The resurgence of interest and preservation in the culture has garnered interested from younger generations, such as members of Quatre Coin, a college of young Cajun musicians who will perform all day of the cochon along the bayou.
In addition to the band, the cochon will include music trivia that spans 50 years of music, a competition in which participants must identify a song based on a few seconds of hearing it. Winners will receive plenty of LA-31 beer. Smoke n’ Section, a mobile cigar lounge inside a vintage 1972 Airstream, will sell cigars people can enjoy inside of the Airstream, and Arts coffee will be on site.
Providing a fresh take on an old ceremony comes easily for Knott, whose Arnaudville roots reach all the way to 1780. After stints of living elsewhere, he and his family members all “boomeranged” back home.
“Arnaudville is a cool spot. There are not many small towns doing so many cool things. We [Bayou Teche Brewing] do something every Saturday and Sunday. There’s also Little Big Cup, a couple of art galleries. For a small town you can spend a whole day in Arnaudville.”
More city dwellers are spending their weekends indulging in the ancient ways. As Knott’s grandmother used to say, “Lafayette is a lot closer than it used to be.”
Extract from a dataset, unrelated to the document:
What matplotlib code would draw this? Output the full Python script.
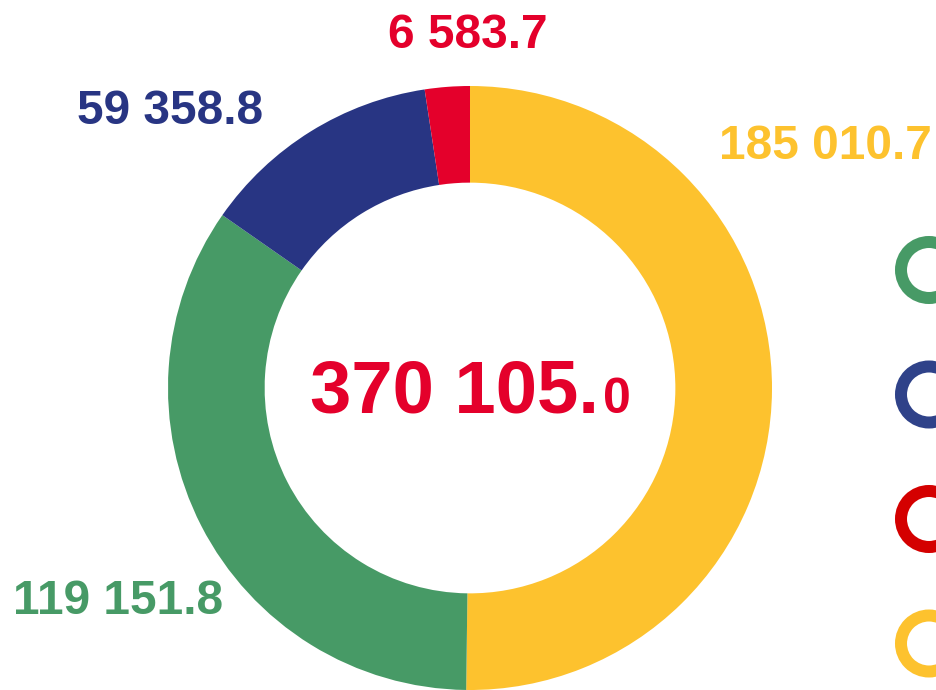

“When we were growing up, there were all those old agrarian Cajuns left. There are not many of those left, and those that do are really young guys trying to bring that stuff back.We saw it and appreciated it, and it was beautiful. For an agrarian lifestyle, it was elegant. They had good food, a good time, and great music. It’s still a special place to live, and no other place has that culture and heritage. When you got a festival here, you hear local music, and the restaurants and the clubs have that. That’s cool unique. We get spoiled. You go someplace else, and none of that’s left. It’s all corporate.”